Most of the crypto-Jewish fugitives who fled from the Iberian Inquisitions and who established the new Spanish-Portuguese community in Amsterdam at the turn of the 16th century were ignorant of Hebrew. They recited their prayers in Spanish, and by 1604, publishing houses in Amsterdam began to issue prayerbooks in that language.  These volumes served the Spanish speaking Jews for the entire liturgical year, for all but the High Holidays of Rosh Hashanah and Yom Kippur (for which separate mahzorim  were printed).

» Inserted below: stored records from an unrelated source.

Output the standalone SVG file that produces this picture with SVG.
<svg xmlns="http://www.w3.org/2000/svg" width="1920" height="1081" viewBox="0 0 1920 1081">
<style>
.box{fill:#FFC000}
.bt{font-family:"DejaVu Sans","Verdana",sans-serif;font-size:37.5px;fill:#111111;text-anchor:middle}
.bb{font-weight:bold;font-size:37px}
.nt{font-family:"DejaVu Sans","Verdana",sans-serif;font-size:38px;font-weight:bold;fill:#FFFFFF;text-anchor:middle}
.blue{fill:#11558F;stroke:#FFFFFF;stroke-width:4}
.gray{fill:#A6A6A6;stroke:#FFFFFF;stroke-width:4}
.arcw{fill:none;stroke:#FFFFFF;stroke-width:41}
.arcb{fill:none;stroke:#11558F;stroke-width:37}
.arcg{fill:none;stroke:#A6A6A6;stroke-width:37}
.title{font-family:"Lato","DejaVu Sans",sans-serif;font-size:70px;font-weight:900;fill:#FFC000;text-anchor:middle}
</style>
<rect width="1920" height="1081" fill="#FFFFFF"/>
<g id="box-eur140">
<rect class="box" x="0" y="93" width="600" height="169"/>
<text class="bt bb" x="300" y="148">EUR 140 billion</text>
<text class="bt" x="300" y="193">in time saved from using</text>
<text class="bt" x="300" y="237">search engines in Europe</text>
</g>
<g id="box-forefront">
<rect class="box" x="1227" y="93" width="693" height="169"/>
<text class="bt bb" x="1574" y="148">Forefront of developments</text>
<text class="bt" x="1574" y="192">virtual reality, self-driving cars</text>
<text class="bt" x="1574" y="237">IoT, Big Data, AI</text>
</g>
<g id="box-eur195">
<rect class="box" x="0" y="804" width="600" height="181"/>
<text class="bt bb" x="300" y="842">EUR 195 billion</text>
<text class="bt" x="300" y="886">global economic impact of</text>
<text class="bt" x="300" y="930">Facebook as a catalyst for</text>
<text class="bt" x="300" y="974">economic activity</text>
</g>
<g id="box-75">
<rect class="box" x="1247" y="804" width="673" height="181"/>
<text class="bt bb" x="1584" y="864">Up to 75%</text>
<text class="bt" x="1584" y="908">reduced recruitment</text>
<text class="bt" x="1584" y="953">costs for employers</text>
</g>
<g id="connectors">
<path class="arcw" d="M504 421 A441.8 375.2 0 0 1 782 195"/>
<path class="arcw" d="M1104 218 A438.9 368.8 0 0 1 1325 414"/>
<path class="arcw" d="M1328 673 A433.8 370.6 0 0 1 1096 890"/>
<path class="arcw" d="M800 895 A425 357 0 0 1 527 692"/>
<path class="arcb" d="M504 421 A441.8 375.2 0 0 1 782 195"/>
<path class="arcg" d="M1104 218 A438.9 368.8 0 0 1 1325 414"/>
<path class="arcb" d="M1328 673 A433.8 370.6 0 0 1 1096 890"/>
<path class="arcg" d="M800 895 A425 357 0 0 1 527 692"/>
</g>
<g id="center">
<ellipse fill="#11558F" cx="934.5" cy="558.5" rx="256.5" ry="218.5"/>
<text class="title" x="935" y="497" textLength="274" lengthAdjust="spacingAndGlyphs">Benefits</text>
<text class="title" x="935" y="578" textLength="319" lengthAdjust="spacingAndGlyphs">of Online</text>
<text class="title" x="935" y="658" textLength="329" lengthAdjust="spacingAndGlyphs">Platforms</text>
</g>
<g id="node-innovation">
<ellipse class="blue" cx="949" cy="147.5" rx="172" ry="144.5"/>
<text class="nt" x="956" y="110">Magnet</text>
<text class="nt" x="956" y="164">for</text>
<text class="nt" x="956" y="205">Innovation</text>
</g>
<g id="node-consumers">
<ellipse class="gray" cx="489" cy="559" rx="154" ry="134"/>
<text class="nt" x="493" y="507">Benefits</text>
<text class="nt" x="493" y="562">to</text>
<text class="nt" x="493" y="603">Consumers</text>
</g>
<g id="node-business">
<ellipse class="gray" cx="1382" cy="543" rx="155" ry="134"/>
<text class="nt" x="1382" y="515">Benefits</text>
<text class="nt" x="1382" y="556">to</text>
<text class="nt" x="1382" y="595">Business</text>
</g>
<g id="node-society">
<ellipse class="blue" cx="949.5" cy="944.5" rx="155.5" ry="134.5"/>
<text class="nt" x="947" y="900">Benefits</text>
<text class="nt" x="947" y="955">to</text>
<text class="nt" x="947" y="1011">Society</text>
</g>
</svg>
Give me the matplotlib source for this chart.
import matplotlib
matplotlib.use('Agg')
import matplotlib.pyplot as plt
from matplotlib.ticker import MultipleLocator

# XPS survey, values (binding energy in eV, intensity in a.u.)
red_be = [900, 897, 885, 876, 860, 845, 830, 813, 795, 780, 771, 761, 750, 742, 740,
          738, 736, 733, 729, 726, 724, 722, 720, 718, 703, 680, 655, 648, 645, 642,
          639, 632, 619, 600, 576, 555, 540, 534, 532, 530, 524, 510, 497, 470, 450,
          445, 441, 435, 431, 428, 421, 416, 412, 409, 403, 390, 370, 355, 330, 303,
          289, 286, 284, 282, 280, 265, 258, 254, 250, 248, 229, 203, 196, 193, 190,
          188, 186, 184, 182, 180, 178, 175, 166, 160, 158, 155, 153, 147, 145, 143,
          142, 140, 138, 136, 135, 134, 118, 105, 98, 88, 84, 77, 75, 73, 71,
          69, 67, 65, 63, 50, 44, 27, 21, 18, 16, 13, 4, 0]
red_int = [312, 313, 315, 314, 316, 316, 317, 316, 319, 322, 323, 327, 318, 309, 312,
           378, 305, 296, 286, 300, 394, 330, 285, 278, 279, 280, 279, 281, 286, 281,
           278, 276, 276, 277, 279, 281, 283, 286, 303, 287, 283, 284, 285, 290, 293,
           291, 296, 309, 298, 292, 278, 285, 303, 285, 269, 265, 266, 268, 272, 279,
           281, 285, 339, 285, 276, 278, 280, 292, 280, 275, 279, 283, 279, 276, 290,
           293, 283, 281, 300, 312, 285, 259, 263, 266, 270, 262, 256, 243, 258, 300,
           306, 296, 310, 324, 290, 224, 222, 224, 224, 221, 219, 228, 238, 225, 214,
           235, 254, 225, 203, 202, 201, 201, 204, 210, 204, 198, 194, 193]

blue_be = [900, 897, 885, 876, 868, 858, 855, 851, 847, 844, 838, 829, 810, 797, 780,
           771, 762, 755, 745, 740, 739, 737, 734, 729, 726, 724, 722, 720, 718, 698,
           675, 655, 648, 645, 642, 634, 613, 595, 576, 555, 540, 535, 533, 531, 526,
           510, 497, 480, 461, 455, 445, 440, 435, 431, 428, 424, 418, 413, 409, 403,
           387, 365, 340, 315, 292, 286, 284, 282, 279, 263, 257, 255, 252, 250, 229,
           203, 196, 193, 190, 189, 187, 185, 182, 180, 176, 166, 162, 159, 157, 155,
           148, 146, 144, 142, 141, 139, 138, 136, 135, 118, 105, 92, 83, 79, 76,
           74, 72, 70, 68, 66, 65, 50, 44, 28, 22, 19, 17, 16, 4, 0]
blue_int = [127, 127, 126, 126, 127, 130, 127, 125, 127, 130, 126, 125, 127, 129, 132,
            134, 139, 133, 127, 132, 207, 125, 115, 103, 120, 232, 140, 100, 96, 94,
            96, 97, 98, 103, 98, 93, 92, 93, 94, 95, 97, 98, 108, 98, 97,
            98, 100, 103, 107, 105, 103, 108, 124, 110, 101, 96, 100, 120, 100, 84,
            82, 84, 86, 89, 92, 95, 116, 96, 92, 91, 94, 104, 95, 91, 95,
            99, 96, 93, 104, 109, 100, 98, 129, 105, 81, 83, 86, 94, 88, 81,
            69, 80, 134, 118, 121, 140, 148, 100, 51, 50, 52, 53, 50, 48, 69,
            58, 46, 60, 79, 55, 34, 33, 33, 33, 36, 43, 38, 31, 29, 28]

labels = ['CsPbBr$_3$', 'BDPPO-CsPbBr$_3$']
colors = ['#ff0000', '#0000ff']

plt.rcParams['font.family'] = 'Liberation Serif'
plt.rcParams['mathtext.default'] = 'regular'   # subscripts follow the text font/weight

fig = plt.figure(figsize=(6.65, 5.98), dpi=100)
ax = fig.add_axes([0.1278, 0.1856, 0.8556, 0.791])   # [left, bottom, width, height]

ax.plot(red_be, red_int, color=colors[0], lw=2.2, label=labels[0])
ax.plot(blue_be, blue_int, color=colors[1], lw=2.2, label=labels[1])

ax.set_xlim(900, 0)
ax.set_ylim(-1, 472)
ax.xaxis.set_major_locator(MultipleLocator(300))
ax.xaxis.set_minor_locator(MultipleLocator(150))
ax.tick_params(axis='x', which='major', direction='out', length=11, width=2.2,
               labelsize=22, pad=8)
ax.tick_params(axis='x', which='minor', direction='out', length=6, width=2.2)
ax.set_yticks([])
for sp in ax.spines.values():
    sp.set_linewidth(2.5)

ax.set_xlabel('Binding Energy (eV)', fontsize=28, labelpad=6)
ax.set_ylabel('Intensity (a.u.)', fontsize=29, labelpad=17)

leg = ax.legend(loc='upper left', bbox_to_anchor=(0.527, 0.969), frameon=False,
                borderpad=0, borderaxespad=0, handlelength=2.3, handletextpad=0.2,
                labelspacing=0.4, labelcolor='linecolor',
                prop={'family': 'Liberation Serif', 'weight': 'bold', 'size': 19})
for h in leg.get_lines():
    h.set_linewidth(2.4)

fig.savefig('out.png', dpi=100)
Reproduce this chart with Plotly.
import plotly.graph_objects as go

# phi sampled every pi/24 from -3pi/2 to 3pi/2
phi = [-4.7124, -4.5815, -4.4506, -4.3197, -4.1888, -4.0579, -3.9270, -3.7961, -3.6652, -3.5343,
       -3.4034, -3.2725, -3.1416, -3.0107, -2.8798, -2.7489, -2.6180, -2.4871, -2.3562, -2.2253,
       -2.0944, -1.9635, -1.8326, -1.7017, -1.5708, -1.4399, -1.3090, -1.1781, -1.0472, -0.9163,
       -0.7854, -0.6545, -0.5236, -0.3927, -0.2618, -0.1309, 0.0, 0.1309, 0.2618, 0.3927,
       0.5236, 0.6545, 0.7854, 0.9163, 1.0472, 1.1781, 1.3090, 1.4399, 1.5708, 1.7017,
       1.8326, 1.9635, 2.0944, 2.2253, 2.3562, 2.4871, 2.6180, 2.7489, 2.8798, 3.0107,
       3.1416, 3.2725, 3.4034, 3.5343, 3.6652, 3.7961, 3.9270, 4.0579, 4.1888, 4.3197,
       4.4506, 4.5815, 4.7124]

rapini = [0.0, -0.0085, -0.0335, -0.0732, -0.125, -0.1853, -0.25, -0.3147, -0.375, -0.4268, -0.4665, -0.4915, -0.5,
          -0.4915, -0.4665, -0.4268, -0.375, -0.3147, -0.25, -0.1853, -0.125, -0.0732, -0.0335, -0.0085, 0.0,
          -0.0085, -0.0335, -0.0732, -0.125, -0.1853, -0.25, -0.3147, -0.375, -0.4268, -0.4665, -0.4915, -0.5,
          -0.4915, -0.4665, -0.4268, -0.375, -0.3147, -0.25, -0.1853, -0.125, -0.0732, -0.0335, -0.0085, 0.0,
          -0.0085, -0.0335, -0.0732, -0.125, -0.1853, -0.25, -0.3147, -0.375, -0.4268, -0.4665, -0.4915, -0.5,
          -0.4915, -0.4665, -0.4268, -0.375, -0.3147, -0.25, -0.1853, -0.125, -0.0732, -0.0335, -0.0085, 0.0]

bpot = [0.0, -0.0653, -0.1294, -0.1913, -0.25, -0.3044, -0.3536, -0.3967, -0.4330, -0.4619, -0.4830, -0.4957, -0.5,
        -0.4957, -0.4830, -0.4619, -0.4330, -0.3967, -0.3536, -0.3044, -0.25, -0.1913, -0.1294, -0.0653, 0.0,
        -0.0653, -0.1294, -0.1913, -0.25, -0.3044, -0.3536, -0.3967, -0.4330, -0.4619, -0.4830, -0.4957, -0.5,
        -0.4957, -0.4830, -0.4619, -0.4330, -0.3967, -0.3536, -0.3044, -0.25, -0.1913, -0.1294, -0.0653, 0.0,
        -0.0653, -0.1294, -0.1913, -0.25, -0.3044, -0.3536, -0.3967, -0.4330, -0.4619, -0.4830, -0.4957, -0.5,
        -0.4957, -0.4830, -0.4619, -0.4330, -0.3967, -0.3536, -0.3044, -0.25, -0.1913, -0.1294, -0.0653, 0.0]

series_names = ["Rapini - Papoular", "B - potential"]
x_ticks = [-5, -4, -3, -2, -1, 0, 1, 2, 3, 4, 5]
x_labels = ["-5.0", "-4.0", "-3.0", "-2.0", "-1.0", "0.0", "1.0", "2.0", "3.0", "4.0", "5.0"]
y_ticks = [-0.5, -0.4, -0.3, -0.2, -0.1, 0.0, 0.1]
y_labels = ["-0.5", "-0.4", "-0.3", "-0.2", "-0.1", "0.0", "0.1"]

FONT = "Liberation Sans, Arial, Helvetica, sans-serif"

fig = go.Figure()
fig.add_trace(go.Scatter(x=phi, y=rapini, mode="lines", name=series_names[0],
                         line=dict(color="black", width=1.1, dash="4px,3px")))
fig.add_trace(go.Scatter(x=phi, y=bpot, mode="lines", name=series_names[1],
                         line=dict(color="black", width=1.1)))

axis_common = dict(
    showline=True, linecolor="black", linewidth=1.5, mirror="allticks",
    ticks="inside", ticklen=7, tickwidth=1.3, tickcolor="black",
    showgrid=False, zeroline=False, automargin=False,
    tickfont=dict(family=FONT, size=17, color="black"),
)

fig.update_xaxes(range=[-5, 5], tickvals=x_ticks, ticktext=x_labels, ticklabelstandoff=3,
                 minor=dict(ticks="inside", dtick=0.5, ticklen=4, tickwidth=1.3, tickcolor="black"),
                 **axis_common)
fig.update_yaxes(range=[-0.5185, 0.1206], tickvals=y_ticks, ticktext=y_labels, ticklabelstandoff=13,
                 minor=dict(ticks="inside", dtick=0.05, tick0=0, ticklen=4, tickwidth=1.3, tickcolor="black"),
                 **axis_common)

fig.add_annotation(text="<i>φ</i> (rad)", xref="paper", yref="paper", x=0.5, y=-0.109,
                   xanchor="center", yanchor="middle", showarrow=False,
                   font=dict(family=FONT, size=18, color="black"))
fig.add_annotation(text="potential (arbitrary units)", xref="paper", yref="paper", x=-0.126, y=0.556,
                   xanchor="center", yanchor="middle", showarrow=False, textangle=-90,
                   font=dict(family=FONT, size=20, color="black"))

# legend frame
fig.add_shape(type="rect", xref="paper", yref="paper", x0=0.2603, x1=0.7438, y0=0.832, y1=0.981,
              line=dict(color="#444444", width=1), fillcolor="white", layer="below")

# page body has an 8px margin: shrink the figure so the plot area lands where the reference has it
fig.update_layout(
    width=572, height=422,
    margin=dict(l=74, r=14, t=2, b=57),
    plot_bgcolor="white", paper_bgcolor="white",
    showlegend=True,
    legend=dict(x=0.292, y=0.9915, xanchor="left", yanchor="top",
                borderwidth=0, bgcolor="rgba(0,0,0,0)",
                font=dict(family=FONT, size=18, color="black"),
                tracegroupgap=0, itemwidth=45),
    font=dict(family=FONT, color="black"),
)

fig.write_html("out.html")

The career of the printer of the Orden, David de Castro Tartas is representative of the audience of Jews for whom he printed. His parents were “New Christians” who escaped from Portugal to the city of Tartas in southern France, only to relocate shortly thereafter to Amsterdam where they once again started living as Jews.  David began his career in the oldest Jewish printing house in Amsterdam, that of Manasseh Ben Israel. Although he did not serve in any official capacity within Amsterdam’s Jewish community, Tartas nevertheless fulfilled an important role as the printer of prayerbooks, homilies, epithalamia and other occasional works.  With Tartas’ departure in 1698, the early period of Hebrew printing in Amsterdam ended. The use of tortoise shell as a form of luxury bookbinding gained great popularity in the seventeenth century.

Marranos were Jews living in Iberia who were forced to convert to Christianity during the Middle Ages yet continued to practice Judaism in secret. "Marrano" is now often considered offensive and "crypto-Jew" is preferred in scholarly works. Marranos did not arrive in Amsterdam until around 1590, some 11 years after the Union of Utrecht (1579) and the birth of the United Provinces of the Netherlands as a Protestant state. They had to wait until 1615 before Jewish settlement was officially authorized, but the Marranos in Amsterdam differed from those in other Protestant countries in that they openly practiced Judaism almost from the moment of their arrival. Thanks to the Marranos, Amsterdam became one of the greatest Jewish centers in the world in the 17th century; it had some of the finest academies and produced some of the greatest Jewish thinkers.